Lyons, co-author of UnChristian: What a New Generation Really Thinks About Christianity and Why It Matters, said there were many ways to influence and to engage American culture’s definitions of marriage and sexuality.

“Only a small portion of the American population, after all, identifies as gay or lesbian,” he said, adding that while a few states legally recognized same-sex unions, the majority of states had laws defining marriage as a union between a man and a woman.

While New York has become the sixth state to allow same-sex marriage, there are 29 other states that have constitutional bans on gay marriage and 12 more that have laws against it. Of the six states with same-sex marriage provisions, Iowa, Massachusetts, and Connecticut were directed to allow gay marriage by court orders.

About the levels of acceptance of gay marriage among Americans, polls have not had consistent projections.

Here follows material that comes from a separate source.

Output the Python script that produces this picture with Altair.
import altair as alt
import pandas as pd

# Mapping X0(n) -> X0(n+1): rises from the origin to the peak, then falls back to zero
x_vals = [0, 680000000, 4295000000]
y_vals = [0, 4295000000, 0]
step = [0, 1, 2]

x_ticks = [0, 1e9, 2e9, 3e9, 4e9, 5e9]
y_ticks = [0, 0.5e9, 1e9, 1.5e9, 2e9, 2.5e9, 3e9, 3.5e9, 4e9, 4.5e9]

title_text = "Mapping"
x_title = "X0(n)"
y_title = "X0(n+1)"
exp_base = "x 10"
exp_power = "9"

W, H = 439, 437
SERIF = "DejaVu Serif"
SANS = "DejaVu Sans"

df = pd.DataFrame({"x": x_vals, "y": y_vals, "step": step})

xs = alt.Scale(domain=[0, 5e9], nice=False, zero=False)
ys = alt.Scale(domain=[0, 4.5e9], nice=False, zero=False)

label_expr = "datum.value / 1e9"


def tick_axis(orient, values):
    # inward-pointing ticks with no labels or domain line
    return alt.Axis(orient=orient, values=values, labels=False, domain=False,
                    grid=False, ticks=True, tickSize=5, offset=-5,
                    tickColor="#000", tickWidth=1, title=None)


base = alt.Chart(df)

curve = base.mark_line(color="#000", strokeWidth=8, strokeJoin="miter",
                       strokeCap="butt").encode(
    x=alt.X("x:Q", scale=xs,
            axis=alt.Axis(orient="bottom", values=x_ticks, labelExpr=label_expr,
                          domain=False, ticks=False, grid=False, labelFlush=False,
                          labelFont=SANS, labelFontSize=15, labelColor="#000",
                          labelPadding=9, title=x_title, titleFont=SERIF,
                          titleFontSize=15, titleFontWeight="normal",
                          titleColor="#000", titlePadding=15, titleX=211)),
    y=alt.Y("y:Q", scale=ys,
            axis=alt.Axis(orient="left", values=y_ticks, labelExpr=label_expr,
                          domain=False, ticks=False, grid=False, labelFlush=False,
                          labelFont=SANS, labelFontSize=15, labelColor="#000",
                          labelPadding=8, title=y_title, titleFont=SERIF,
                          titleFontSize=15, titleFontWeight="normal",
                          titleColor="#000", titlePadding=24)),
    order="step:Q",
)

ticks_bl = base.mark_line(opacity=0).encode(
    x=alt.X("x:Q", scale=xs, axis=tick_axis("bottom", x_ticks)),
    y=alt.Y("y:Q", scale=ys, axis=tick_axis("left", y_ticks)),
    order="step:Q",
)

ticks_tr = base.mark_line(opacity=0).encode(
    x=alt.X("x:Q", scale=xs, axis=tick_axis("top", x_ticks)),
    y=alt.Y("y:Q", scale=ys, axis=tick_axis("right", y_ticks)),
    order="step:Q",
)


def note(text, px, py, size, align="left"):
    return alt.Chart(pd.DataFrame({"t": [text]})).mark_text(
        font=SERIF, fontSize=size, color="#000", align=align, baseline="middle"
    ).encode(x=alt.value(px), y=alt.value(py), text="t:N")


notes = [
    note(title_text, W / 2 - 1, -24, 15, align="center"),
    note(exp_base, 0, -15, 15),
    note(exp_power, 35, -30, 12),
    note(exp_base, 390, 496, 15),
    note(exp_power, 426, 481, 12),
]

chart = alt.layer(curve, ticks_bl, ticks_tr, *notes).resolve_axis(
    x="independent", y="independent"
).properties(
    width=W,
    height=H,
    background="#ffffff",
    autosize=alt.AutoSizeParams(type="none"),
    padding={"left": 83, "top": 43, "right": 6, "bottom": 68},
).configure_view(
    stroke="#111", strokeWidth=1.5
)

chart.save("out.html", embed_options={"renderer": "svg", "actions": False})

However, a recent poll by the Calif.-based Alliance Defense Fund Christian legal group showed that 62 percent of Americans say marriage should be defined “only as a union between one man and one woman.”

Lyons said Christians had a great task ahead, and “fortunately for us, momentum plays in our favor.”

He cited the latest Census data pointing out that over 77 percent of couples married since 1990 made it to their tenth anniversary.

“That’s an increase from 74% in the 1980s, when divorce rates were at an all-time high,” he noted. “A stunning statistic, considering most divorces in first marriages happen within eight years, and many of us believe the well-publicized line that ‘over half of all marriages end in divorce.’”

With a sense of hope, the author said, Christians must be poised to lead a discussion not just about the biblical definition of marriage, “but also how to choose a spouse, how to maintain healthy marriages, and how to weather the storms of marriage that every couple must face.”

How can Christians who care deeply about traditional marriage move forward in this new era? “By focusing on what we can control – loving our spouses, serving our families, renewing our commitment to help others whose marriages are failing, and by engaging with the youngest generations on what it looks like for them to pursue healthy sexuality,” Lyons suggested.

Lyons comes across as an optimist in his writing, which is a contrast to many other evangelical leaders who paint a gloomy picture of America’s future. In his book, The Next Christians: The Good News About the End of Christian America, released in October 2010, he agrees that the current system of Christianity in America is dying, but he also shows that a new generation of Christians that is rising has a desire to restore the world as God intended. And that’s his hope.

The author is equally optimistic about the outcome of the New York gay marriage law.

“If the recent New York law becomes the impetus for Christians to stop reacting and start leading in these ways, it may be the best thing that’s happened to traditional marriage in more than a generation,” Lyons concludes, looking at the brighter side of what most evangelical Christians see as a tragic trend.